Request> Repeat everything from the first line of the listing below through the line that contains "150, 157, 160]", exactly. Leave out pictures.
▬▬▬▬▬▬
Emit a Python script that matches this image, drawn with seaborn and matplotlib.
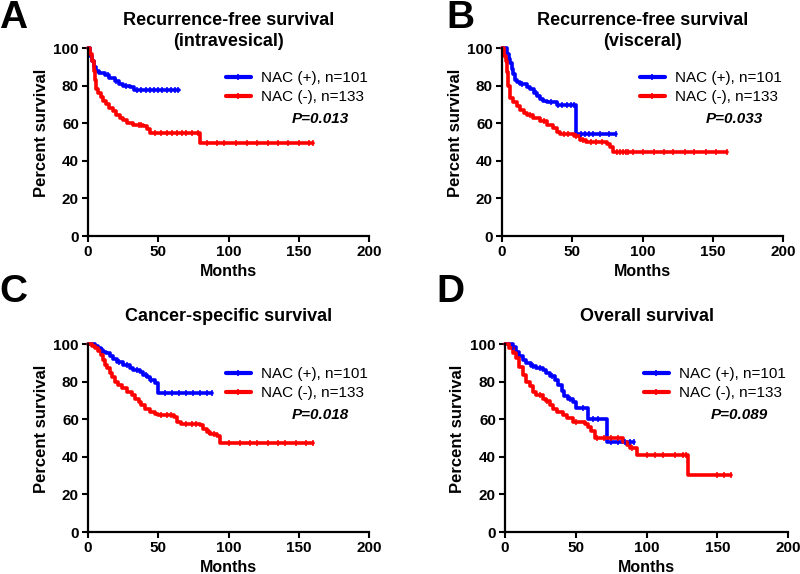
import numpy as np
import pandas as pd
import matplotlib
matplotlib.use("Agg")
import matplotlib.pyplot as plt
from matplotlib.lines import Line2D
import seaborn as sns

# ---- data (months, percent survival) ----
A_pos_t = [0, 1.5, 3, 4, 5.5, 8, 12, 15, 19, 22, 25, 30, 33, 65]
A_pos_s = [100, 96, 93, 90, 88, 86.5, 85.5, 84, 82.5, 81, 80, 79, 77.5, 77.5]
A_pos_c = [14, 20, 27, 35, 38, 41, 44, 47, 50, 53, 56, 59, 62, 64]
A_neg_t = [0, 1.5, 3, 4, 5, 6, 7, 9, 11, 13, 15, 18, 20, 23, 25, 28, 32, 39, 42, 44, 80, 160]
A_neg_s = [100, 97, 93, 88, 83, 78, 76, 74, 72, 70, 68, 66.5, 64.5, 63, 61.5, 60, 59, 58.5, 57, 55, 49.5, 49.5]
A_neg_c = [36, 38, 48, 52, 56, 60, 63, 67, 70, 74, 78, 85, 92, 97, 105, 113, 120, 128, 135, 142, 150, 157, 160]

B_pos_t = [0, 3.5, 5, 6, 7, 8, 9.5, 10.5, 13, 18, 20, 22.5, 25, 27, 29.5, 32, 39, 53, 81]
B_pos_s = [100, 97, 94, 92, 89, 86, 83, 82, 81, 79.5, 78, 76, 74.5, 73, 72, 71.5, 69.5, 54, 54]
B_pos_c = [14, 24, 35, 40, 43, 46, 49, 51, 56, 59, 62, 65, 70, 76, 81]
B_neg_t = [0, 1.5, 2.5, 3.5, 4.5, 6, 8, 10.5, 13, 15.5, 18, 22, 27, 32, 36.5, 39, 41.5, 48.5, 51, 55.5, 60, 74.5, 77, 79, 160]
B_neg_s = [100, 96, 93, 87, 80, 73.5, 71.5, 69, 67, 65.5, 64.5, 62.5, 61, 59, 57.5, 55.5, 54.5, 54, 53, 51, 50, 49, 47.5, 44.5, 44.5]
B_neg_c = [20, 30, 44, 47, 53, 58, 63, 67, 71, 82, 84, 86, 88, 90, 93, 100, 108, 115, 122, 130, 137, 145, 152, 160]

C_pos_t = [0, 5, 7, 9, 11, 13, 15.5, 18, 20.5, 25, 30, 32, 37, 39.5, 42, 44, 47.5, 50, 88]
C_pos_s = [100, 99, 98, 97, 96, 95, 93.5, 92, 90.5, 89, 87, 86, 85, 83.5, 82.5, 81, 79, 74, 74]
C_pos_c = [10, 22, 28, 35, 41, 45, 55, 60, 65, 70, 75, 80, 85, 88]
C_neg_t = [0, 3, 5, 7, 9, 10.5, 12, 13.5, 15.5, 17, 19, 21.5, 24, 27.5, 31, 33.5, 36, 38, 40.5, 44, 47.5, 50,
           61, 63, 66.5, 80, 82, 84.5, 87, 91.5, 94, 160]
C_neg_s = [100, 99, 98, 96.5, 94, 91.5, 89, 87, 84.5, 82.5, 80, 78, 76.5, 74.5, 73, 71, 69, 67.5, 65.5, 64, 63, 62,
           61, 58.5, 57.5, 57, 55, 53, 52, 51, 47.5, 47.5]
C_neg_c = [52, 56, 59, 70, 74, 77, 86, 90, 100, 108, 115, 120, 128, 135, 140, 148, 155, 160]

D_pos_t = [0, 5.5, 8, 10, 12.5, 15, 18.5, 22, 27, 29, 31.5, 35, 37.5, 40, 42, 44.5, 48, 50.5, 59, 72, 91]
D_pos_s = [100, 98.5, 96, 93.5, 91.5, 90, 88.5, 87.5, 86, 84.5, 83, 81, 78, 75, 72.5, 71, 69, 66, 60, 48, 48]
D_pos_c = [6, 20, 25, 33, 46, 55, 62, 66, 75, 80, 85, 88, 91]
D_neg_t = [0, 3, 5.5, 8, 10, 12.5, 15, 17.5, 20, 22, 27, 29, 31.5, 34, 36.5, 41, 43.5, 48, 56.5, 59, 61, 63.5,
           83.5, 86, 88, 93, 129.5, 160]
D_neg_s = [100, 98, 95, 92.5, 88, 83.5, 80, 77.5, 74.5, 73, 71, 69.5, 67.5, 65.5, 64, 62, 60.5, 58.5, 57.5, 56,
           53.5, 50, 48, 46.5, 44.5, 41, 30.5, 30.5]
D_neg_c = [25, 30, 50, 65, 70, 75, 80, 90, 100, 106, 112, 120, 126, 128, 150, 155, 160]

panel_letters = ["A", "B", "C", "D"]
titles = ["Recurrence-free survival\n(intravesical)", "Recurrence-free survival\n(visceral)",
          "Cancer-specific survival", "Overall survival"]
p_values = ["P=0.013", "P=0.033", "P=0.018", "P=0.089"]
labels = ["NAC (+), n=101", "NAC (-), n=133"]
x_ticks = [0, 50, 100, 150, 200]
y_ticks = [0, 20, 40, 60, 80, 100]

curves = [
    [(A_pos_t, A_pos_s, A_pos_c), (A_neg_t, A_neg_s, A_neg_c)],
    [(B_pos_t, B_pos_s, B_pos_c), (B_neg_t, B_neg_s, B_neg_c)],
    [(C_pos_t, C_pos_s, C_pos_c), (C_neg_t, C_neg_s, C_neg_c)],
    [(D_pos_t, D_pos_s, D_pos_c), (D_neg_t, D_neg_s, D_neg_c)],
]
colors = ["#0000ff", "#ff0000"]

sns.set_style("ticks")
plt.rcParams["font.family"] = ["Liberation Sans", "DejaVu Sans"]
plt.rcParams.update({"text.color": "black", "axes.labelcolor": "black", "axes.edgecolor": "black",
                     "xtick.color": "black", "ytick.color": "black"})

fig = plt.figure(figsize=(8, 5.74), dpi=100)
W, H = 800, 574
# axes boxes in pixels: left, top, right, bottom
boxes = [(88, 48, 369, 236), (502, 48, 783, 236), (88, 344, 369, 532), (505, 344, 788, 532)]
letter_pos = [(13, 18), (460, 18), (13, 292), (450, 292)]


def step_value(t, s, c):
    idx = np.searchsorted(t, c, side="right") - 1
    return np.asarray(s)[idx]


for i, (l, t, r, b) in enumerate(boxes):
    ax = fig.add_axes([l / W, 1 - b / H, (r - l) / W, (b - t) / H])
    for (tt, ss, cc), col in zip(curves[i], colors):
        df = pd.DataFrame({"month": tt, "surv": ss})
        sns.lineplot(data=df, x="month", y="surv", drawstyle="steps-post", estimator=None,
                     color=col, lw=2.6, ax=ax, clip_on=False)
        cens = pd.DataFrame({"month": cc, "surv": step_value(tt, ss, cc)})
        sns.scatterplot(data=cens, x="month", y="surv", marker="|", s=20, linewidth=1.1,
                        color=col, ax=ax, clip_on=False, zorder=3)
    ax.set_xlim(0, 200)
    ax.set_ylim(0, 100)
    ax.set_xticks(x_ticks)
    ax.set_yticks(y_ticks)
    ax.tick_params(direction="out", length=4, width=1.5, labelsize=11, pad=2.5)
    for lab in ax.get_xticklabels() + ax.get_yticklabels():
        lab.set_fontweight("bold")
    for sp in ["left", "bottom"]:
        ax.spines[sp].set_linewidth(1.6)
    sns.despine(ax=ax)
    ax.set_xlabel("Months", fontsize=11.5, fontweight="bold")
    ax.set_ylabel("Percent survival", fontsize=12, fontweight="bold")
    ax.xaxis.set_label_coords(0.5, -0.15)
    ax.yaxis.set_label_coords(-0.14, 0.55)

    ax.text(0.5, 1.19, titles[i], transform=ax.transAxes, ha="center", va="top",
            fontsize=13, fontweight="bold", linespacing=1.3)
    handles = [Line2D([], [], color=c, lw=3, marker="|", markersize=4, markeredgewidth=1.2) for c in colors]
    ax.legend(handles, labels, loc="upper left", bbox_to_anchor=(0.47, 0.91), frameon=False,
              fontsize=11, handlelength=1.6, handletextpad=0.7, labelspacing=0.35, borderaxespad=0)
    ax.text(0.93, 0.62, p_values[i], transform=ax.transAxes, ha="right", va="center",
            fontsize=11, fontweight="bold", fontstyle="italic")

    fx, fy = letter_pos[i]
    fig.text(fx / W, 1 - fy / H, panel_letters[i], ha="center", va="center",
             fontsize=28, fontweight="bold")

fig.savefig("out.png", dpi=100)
▬▬▬▬▬▬
Exercise result>
Emit a Python script that matches this image, drawn with seaborn and matplotlib.
import numpy as np
import pandas as pd
import matplotlib
matplotlib.use("Agg")
import matplotlib.pyplot as plt
from matplotlib.lines import Line2D
import seaborn as sns

# ---- data (months, percent survival) ----
A_pos_t = [0, 1.5, 3, 4, 5.5, 8, 12, 15, 19, 22, 25, 30, 33, 65]
A_pos_s = [100, 96, 93, 90, 88, 86.5, 85.5, 84, 82.5, 81, 80, 79, 77.5, 77.5]
A_pos_c = [14, 20, 27, 35, 38, 41, 44, 47, 50, 53, 56, 59, 62, 64]
A_neg_t = [0, 1.5, 3, 4, 5, 6, 7, 9, 11, 13, 15, 18, 20, 23, 25, 28, 32, 39, 42, 44, 80, 160]
A_neg_s = [100, 97, 93, 88, 83, 78, 76, 74, 72, 70, 68, 66.5, 64.5, 63, 61.5, 60, 59, 58.5, 57, 55, 49.5, 49.5]
A_neg_c = [36, 38, 48, 52, 56, 60, 63, 67, 70, 74, 78, 85, 92, 97, 105, 113, 120, 128, 135, 142, 150, 157, 160]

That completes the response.